• [Do this] Begin at the first line of the data and copy each line through the one containing "const expQ = [0.15, 0.28, 0.385, 0.68, 1.115];", that line included, with no pictures.

• [Dataset extract]
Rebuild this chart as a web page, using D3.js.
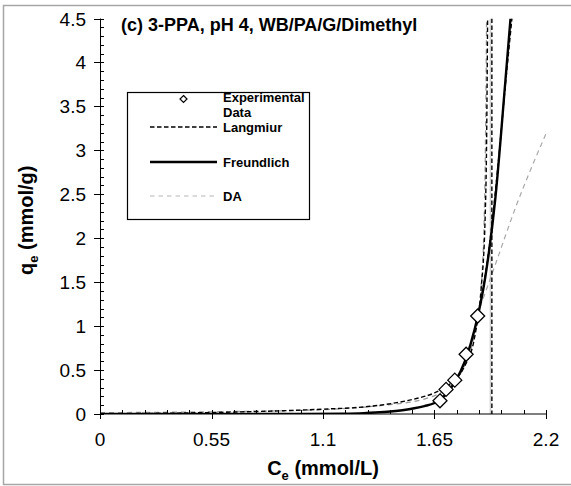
<!DOCTYPE html>
<html>
<head>
<meta charset="utf-8">
<script src="https://cdn.jsdelivr.net/npm/d3@7"></script>
<style>
  body{ margin:0; background:#fff; }
  text{ font-family: Arial, "Liberation Sans", sans-serif; fill:#000; }
</style>
</head>
<body>
<div id="chart"></div>
<script>

// experimental points
const expC = [1.677, 1.707, 1.75, 1.806, 1.863];
const expQ = [0.15, 0.28, 0.385, 0.68, 1.115];

// Langmuir fit (black dashed)
const langC = [0, 0.2, 0.55, 0.8, 1.1, 1.3, 1.44, 1.55, 1.65, 1.7, 1.75, 1.8, 1.85, 1.88, 1.9, 1.907, 1.912];
const langQ = [0, 0.005, 0.017, 0.03, 0.055, 0.08, 0.12, 0.17, 0.24, 0.3, 0.39, 0.55, 0.9, 1.42, 2.25, 3.1, 4.5];
// Langmuir jump at the asymptote
const langJumpC = [1.933, 1.933];
const langJumpQ = [4.5, 0];
// dashed branch running beside Freundlich
const langUpC = [1.88, 1.92, 1.96, 2.0, 2.032];
const langUpQ = [1.3, 1.9, 2.75, 3.75, 4.5];

// Freundlich fit (black solid)
const freuC = [0, 1.0, 1.2, 1.3, 1.4, 1.5, 1.55, 1.6, 1.65, 1.7, 1.75, 1.8, 1.85, 1.9, 1.95, 2.0, 2.025];
const freuQ = [0, 0, 0.004, 0.01, 0.022, 0.045, 0.065, 0.09, 0.125, 0.21, 0.36, 0.6, 0.98, 1.55, 2.45, 3.8, 4.5];

// DA fit (grey dashed)
const daC = [0, 0.55, 1.1, 1.4, 1.6, 1.7, 1.75, 1.8, 1.85, 1.88, 1.895, 1.902, 1.907];
const daQ = [0.015, 0.025, 0.05, 0.1, 0.17, 0.27, 0.37, 0.56, 0.95, 1.45, 2.2, 3.2, 4.5];
const daBranchC = [1.86, 1.95, 2.05, 2.2];
const daBranchQ = [1.12, 1.7, 2.35, 3.19];
const daJumpC = [1.926, 1.926];
const daJumpQ = [4.5, 0];

// axes
const xMajor = [0, 0.55, 1.1, 1.65, 2.2];
const xMinor = d3.range(0, 21).map(i => i * 0.11);
const yMajor = [0, 0.5, 1, 1.5, 2, 2.5, 3, 3.5, 4, 4.5];
const yMinor = d3.range(0, 46).map(i => i * 0.1);

const legendNames = ['Experimental', 'Langmiur', 'Freundlich', 'DA'];

const W = 571, H = 486;
const pLeft = 100, pRight = 546, pTop = 18.5, pBottom = 414;

const svg = d3.select('#chart').append('svg')
    .attr('width', W)
    .attr('height', H);

svg.append('rect').attr('width', W).attr('height', H).attr('fill', '#fff');

// outer chart border (right side is cut off)
svg.append('path')
    .attr('d', `M${W + 2},5.5 H3.5 V484.5 H${W + 2}`)
    .attr('fill', 'none')
    .attr('stroke', '#a6a6a6')
    .attr('stroke-width', 1.5);

const x = d3.scaleLinear().domain([0, 2.2]).range([pLeft, pRight]);
const y = d3.scaleLinear().domain([0, 4.5]).range([pBottom, pTop]);

svg.append('clipPath').attr('id', 'plot')
    .append('rect')
    .attr('x', pLeft).attr('y', pTop)
    .attr('width', pRight - pLeft).attr('height', pBottom - pTop);

const zip = (a, b) => a.map((v, i) => [v, b[i]]);

const smooth = d3.line().x(d => x(d[0])).y(d => y(d[1])).curve(d3.curveMonotoneX);
const straight = d3.line().x(d => x(d[0])).y(d => y(d[1]));

const curves = svg.append('g').attr('clip-path', 'url(#plot)');

function drawCurve(gen, data, stroke, width, dash){
    curves.append('path')
        .attr('d', gen(data))
        .attr('fill', 'none')
        .attr('stroke', stroke)
        .attr('stroke-width', width)
        .attr('stroke-dasharray', dash);
}

// DA first (behind)
drawCurve(straight, zip(daJumpC, daJumpQ), '#cfcfcf', 1.6, null);
drawCurve(smooth, zip(daC, daQ), '#9a9a9a', 1.3, '5,4');
drawCurve(smooth, zip(daBranchC, daBranchQ), '#a8a8a8', 1.2, '5,4');

drawCurve(smooth, zip(freuC, freuQ), '#000', 2.4, null);

drawCurve(smooth, zip(langC, langQ), '#000', 1.4, '4.5,2.5');
drawCurve(straight, zip(langJumpC, langJumpQ), '#000', 1.4, '4.5,2.5');
drawCurve(smooth, zip(langUpC, langUpQ), '#000', 1.4, '4.5,2.5');

// diamonds
const diamond = (cx, cy, r) => `M${cx},${cy - r} L${cx + r},${cy} L${cx},${cy + r} L${cx - r},${cy} Z`;

svg.append('g').selectAll('path')
    .data(zip(expC, expQ))
    .join('path')
    .attr('d', d => diamond(x(d[0]), y(d[1]), 7))
    .attr('fill', '#fff')
    .attr('stroke', '#000')
    .attr('stroke-width', 1.3);

// x axis
const ax = svg.append('g');
ax.append('line')
    .attr('x1', pLeft).attr('x2', pRight)
    .attr('y1', pBottom).attr('y2', pBottom)
    .attr('stroke', '#000');
ax.selectAll('.mn').data(xMinor).join('line')
    .attr('x1', d => Math.round(x(d)) + 0.5).attr('x2', d => Math.round(x(d)) + 0.5)
    .attr('y1', pBottom).attr('y2', pBottom - 4)
    .attr('stroke', '#000');
ax.selectAll('.mj').data(xMajor).join('line')
    .attr('x1', d => Math.round(x(d)) + 0.5).attr('x2', d => Math.round(x(d)) + 0.5)
    .attr('y1', pBottom).attr('y2', pBottom + 5)
    .attr('stroke', '#000');
ax.selectAll('text').data(xMajor).join('text')
    .attr('x', d => x(d))
    .attr('y', 446)
    .attr('text-anchor', 'middle')
    .attr('font-size', 19)
    .text(d => d3.format('')(d));

// y axis
const ay = svg.append('g');
ay.append('line')
    .attr('x1', pLeft + 0.5).attr('x2', pLeft + 0.5)
    .attr('y1', pTop).attr('y2', pBottom)
    .attr('stroke', '#000');
ay.selectAll('.mn').data(yMinor).join('line')
    .attr('x1', pLeft).attr('x2', pLeft + 4)
    .attr('y1', d => Math.round(y(d)) + 0.5).attr('y2', d => Math.round(y(d)) + 0.5)
    .attr('stroke', '#000');
ay.selectAll('.mj').data(yMajor).join('line')
    .attr('x1', pLeft - 6).attr('x2', pLeft)
    .attr('y1', d => Math.round(y(d)) + 0.5).attr('y2', d => Math.round(y(d)) + 0.5)
    .attr('stroke', '#000');
ay.selectAll('text').data(yMajor).join('text')
    .attr('x', pLeft - 14)
    .attr('y', d => y(d) + 7)
    .attr('text-anchor', 'end')
    .attr('font-size', 19)
    .text(d => d);

// axis titles
const xt = svg.append('text')
    .attr('x', (pLeft + pRight) / 2)
    .attr('y', 475)
    .attr('text-anchor', 'middle')
    .attr('font-size', 20)
    .attr('font-weight', 'bold');
xt.append('tspan').text('C');
xt.append('tspan').attr('font-size', 13).attr('dy', 5).text('e');
xt.append('tspan').attr('dy', -5).text(' (mmol/L)');

const yt = svg.append('text')
    .attr('transform', `translate(33,${(pTop + pBottom) / 2 + 4}) rotate(-90)`)
    .attr('text-anchor', 'middle')
    .attr('font-size', 20)
    .attr('font-weight', 'bold');
yt.append('tspan').text('q');
yt.append('tspan').attr('font-size', 13).attr('dy', 5).text('e');
yt.append('tspan').attr('dy', -5).text(' (mmol/g)');

// panel title
svg.append('text')
    .attr('x', 121)
    .attr('y', 31)
    .attr('font-size', 18)
    .attr('font-weight', 'bold')
    .text('(c) 3-PPA, pH 4, WB/PA/G/Dimethyl');

// legend
const lg = svg.append('g');
lg.append('rect')
    .attr('x', 127.5).attr('y', 92.5)
    .attr('width', 182).attr('height', 127)
    .attr('fill', '#fff')
    .attr('stroke', '#000')
    .attr('stroke-width', 1.2);

const lx1 = 150, lx2 = 217, tx = 223;
lg.append('path')
    .attr('d', diamond((lx1 + lx2) / 2, 99, 3.5))
    .attr('fill', '#fff').attr('stroke', '#000').attr('stroke-width', 1.2);

const legendRows = [
    { y: 127, stroke: '#000', width: 1.4, dash: '4.5,2.5' },
    { y: 162, stroke: '#000', width: 2.4, dash: null },
    { y: 196, stroke: '#b5b5b5', width: 1.2, dash: '4.5,4' }
];
legendRows.forEach((r, i) => {
    lg.append('line')
        .attr('x1', lx1).attr('x2', lx2)
        .attr('y1', r.y).attr('y2', r.y)
        .attr('stroke', r.stroke)
        .attr('stroke-width', r.width)
        .attr('stroke-dasharray', r.dash);
    lg.append('text')
        .attr('x', tx).attr('y', r.y + 5)
        .attr('font-size', 13).attr('font-weight', 'bold')
        .text(legendNames[i + 1]);
});
lg.append('text')
    .attr('x', tx).attr('y', 102)
    .attr('font-size', 13).attr('font-weight', 'bold')
    .text(legendNames[0]);
lg.append('text')
    .attr('x', tx).attr('y', 116.5)
    .attr('font-size', 13).attr('font-weight', 'bold')
    .text('Data');

</script>
</body>
</html>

• [Correct answer]
Rebuild this chart as a web page, using D3.js.
<!DOCTYPE html>
<html>
<head>
<meta charset="utf-8">
<script src="https://cdn.jsdelivr.net/npm/d3@7"></script>
<style>
  body{ margin:0; background:#fff; }
  text{ font-family: Arial, "Liberation Sans", sans-serif; fill:#000; }
</style>
</head>
<body>
<div id="chart"></div>
<script>

// experimental points
const expC = [1.677, 1.707, 1.75, 1.806, 1.863];
const expQ = [0.15, 0.28, 0.385, 0.68, 1.115];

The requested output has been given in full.